- [Raw data]
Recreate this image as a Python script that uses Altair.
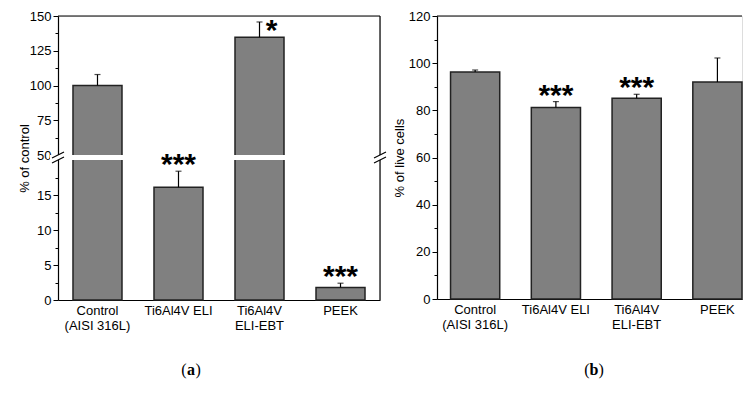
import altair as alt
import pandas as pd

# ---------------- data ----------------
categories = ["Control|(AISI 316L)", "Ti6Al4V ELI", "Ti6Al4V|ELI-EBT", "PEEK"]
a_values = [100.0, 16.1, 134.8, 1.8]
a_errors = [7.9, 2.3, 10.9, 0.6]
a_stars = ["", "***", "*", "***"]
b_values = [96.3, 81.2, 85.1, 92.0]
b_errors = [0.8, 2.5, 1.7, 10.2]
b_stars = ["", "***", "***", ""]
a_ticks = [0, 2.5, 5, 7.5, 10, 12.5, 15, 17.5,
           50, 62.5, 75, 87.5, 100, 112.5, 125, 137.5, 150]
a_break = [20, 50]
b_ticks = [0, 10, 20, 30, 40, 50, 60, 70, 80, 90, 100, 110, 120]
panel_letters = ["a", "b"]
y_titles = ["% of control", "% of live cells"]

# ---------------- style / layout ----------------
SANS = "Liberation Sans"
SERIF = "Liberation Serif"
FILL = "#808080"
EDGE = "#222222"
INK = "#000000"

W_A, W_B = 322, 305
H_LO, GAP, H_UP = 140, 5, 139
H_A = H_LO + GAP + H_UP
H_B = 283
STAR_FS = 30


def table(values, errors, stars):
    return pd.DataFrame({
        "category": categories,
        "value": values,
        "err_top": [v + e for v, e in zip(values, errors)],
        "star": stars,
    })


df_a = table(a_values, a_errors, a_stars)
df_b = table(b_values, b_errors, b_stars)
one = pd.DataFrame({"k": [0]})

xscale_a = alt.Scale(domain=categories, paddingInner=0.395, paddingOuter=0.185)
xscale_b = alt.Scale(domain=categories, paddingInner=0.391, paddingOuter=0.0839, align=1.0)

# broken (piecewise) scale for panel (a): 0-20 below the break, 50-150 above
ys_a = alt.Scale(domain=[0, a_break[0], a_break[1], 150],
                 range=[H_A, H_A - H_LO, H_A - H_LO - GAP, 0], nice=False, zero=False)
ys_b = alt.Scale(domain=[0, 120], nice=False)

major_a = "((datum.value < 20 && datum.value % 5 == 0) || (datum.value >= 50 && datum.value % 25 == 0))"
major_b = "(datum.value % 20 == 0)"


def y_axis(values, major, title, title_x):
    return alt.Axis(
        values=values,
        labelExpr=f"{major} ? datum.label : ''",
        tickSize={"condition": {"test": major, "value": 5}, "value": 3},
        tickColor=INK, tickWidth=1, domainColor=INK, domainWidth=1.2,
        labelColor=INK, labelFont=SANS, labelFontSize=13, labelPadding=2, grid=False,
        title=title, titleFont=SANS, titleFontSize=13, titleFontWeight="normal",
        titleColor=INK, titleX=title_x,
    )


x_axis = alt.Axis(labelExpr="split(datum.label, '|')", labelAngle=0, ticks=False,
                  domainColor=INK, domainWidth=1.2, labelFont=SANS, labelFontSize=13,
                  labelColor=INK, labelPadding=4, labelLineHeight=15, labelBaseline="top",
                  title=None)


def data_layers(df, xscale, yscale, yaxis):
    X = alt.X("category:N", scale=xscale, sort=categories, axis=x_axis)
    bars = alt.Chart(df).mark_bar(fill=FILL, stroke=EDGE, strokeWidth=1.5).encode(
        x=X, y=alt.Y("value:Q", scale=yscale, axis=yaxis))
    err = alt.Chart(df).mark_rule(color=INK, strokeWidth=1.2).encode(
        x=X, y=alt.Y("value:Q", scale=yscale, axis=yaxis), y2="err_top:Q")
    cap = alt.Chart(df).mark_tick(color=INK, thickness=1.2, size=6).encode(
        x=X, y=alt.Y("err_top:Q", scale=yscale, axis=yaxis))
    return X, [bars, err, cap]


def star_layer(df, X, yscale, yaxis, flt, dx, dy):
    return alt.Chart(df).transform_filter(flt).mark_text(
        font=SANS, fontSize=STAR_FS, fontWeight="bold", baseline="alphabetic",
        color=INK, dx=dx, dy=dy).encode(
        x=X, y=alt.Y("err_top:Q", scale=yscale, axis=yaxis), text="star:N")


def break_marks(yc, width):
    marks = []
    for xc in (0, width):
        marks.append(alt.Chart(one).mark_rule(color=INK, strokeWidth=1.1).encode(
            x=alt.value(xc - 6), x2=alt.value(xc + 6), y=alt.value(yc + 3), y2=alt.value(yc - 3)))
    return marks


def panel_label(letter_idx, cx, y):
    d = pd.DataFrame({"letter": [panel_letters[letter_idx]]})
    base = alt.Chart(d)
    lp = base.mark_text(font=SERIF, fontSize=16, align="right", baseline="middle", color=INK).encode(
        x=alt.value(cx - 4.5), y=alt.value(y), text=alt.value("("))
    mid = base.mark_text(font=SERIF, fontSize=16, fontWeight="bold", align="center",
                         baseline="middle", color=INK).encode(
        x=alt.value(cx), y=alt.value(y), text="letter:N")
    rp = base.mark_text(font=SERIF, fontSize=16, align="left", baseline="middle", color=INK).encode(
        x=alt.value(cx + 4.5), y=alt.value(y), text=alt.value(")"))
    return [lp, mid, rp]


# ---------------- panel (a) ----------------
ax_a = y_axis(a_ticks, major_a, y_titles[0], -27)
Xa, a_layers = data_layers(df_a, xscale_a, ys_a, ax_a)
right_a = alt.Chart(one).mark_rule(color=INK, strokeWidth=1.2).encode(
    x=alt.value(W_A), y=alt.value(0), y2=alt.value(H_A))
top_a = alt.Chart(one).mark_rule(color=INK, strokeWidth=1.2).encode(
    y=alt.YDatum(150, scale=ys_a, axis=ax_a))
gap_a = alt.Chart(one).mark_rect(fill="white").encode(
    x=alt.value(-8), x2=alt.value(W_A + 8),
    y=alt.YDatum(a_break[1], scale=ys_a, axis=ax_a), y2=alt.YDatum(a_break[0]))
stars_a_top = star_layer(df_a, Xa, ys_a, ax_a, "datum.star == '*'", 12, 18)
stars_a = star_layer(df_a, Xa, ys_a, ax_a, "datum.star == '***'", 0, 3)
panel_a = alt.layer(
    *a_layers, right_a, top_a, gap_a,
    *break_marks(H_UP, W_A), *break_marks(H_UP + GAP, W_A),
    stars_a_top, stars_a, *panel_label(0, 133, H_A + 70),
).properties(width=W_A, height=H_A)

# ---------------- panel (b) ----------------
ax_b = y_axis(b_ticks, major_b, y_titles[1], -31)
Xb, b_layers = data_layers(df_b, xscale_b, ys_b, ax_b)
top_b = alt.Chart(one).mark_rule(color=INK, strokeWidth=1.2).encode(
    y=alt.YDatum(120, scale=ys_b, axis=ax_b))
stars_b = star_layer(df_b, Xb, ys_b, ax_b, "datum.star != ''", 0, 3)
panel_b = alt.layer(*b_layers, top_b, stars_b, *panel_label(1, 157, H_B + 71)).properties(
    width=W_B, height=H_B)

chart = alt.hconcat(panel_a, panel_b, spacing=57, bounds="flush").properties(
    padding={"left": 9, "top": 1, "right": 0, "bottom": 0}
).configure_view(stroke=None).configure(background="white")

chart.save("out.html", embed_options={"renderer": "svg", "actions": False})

- [Task prompt]
Repeat the listing verbatim. Skip the pictures.

- [Reply]
Recreate this image as a Python script that uses Altair.
import altair as alt
import pandas as pd

# ---------------- data ----------------
categories = ["Control|(AISI 316L)", "Ti6Al4V ELI", "Ti6Al4V|ELI-EBT", "PEEK"]
a_values = [100.0, 16.1, 134.8, 1.8]
a_errors = [7.9, 2.3, 10.9, 0.6]
a_stars = ["", "***", "*", "***"]
b_values = [96.3, 81.2, 85.1, 92.0]
b_errors = [0.8, 2.5, 1.7, 10.2]
b_stars = ["", "***", "***", ""]
a_ticks = [0, 2.5, 5, 7.5, 10, 12.5, 15, 17.5,
           50, 62.5, 75, 87.5, 100, 112.5, 125, 137.5, 150]
a_break = [20, 50]
b_ticks = [0, 10, 20, 30, 40, 50, 60, 70, 80, 90, 100, 110, 120]
panel_letters = ["a", "b"]
y_titles = ["% of control", "% of live cells"]

# ---------------- style / layout ----------------
SANS = "Liberation Sans"
SERIF = "Liberation Serif"
FILL = "#808080"
EDGE = "#222222"
INK = "#000000"

W_A, W_B = 322, 305
H_LO, GAP, H_UP = 140, 5, 139
H_A = H_LO + GAP + H_UP
H_B = 283
STAR_FS = 30


def table(values, errors, stars):
    return pd.DataFrame({
        "category": categories,
        "value": values,
        "err_top": [v + e for v, e in zip(values, errors)],
        "star": stars,
    })


df_a = table(a_values, a_errors, a_stars)
df_b = table(b_values, b_errors, b_stars)
one = pd.DataFrame({"k": [0]})

xscale_a = alt.Scale(domain=categories, paddingInner=0.395, paddingOuter=0.185)
xscale_b = alt.Scale(domain=categories, paddingInner=0.391, paddingOuter=0.0839, align=1.0)

# broken (piecewise) scale for panel (a): 0-20 below the break, 50-150 above
ys_a = alt.Scale(domain=[0, a_break[0], a_break[1], 150],
                 range=[H_A, H_A - H_LO, H_A - H_LO - GAP, 0], nice=False, zero=False)
ys_b = alt.Scale(domain=[0, 120], nice=False)

major_a = "((datum.value < 20 && datum.value % 5 == 0) || (datum.value >= 50 && datum.value % 25 == 0))"
major_b = "(datum.value % 20 == 0)"


def y_axis(values, major, title, title_x):
    return alt.Axis(
        values=values,
        labelExpr=f"{major} ? datum.label : ''",
        tickSize={"condition": {"test": major, "value": 5}, "value": 3},
        tickColor=INK, tickWidth=1, domainColor=INK, domainWidth=1.2,
        labelColor=INK, labelFont=SANS, labelFontSize=13, labelPadding=2, grid=False,
        title=title, titleFont=SANS, titleFontSize=13, titleFontWeight="normal",
        titleColor=INK, titleX=title_x,
    )


x_axis = alt.Axis(labelExpr="split(datum.label, '|')", labelAngle=0, ticks=False,
                  domainColor=INK, domainWidth=1.2, labelFont=SANS, labelFontSize=13,
                  labelColor=INK, labelPadding=4, labelLineHeight=15, labelBaseline="top",
                  title=None)


def data_layers(df, xscale, yscale, yaxis):
    X = alt.X("category:N", scale=xscale, sort=categories, axis=x_axis)
    bars = alt.Chart(df).mark_bar(fill=FILL, stroke=EDGE, strokeWidth=1.5).encode(
        x=X, y=alt.Y("value:Q", scale=yscale, axis=yaxis))
    err = alt.Chart(df).mark_rule(color=INK, strokeWidth=1.2).encode(
        x=X, y=alt.Y("value:Q", scale=yscale, axis=yaxis), y2="err_top:Q")
    cap = alt.Chart(df).mark_tick(color=INK, thickness=1.2, size=6).encode(
        x=X, y=alt.Y("err_top:Q", scale=yscale, axis=yaxis))
    return X, [bars, err, cap]


def star_layer(df, X, yscale, yaxis, flt, dx, dy):
    return alt.Chart(df).transform_filter(flt).mark_text(
        font=SANS, fontSize=STAR_FS, fontWeight="bold", baseline="alphabetic",
        color=INK, dx=dx, dy=dy).encode(
        x=X, y=alt.Y("err_top:Q", scale=yscale, axis=yaxis), text="star:N")


def break_marks(yc, width):
    marks = []
    for xc in (0, width):
        marks.append(alt.Chart(one).mark_rule(color=INK, strokeWidth=1.1).encode(
            x=alt.value(xc - 6), x2=alt.value(xc + 6), y=alt.value(yc + 3), y2=alt.value(yc - 3)))
    return marks


def panel_label(letter_idx, cx, y):
    d = pd.DataFrame({"letter": [panel_letters[letter_idx]]})
    base = alt.Chart(d)
    lp = base.mark_text(font=SERIF, fontSize=16, align="right", baseline="middle", color=INK).encode(
        x=alt.value(cx - 4.5), y=alt.value(y), text=alt.value("("))
    mid = base.mark_text(font=SERIF, fontSize=16, fontWeight="bold", align="center",
                         baseline="middle", color=INK).encode(
        x=alt.value(cx), y=alt.value(y), text="letter:N")
    rp = base.mark_text(font=SERIF, fontSize=16, align="left", baseline="middle", color=INK).encode(
        x=alt.value(cx + 4.5), y=alt.value(y), text=alt.value(")"))
    return [lp, mid, rp]


# ---------------- panel (a) ----------------
ax_a = y_axis(a_ticks, major_a, y_titles[0], -27)
Xa, a_layers = data_layers(df_a, xscale_a, ys_a, ax_a)
right_a = alt.Chart(one).mark_rule(color=INK, strokeWidth=1.2).encode(
    x=alt.value(W_A), y=alt.value(0), y2=alt.value(H_A))
top_a = alt.Chart(one).mark_rule(color=INK, strokeWidth=1.2).encode(
    y=alt.YDatum(150, scale=ys_a, axis=ax_a))
gap_a = alt.Chart(one).mark_rect(fill="white").encode(
    x=alt.value(-8), x2=alt.value(W_A + 8),
    y=alt.YDatum(a_break[1], scale=ys_a, axis=ax_a), y2=alt.YDatum(a_break[0]))
stars_a_top = star_layer(df_a, Xa, ys_a, ax_a, "datum.star == '*'", 12, 18)
stars_a = star_layer(df_a, Xa, ys_a, ax_a, "datum.star == '***'", 0, 3)
panel_a = alt.layer(
    *a_layers, right_a, top_a, gap_a,
    *break_marks(H_UP, W_A), *break_marks(H_UP + GAP, W_A),
    stars_a_top, stars_a, *panel_label(0, 133, H_A + 70),
).properties(width=W_A, height=H_A)

# ---------------- panel (b) ----------------
ax_b = y_axis(b_ticks, major_b, y_titles[1], -31)
Xb, b_layers = data_layers(df_b, xscale_b, ys_b, ax_b)
top_b = alt.Chart(one).mark_rule(color=INK, strokeWidth=1.2).encode(
    y=alt.YDatum(120, scale=ys_b, axis=ax_b))
stars_b = star_layer(df_b, Xb, ys_b, ax_b, "datum.star != ''", 0, 3)
panel_b = alt.layer(*b_layers, top_b, stars_b, *panel_label(1, 157, H_B + 71)).properties(
    width=W_B, height=H_B)

chart = alt.hconcat(panel_a, panel_b, spacing=57, bounds="flush").properties(
    padding={"left": 9, "top": 1, "right": 0, "bottom": 0}
).configure_view(stroke=None).configure(background="white")

chart.save("out.html", embed_options={"renderer": "svg", "actions": False})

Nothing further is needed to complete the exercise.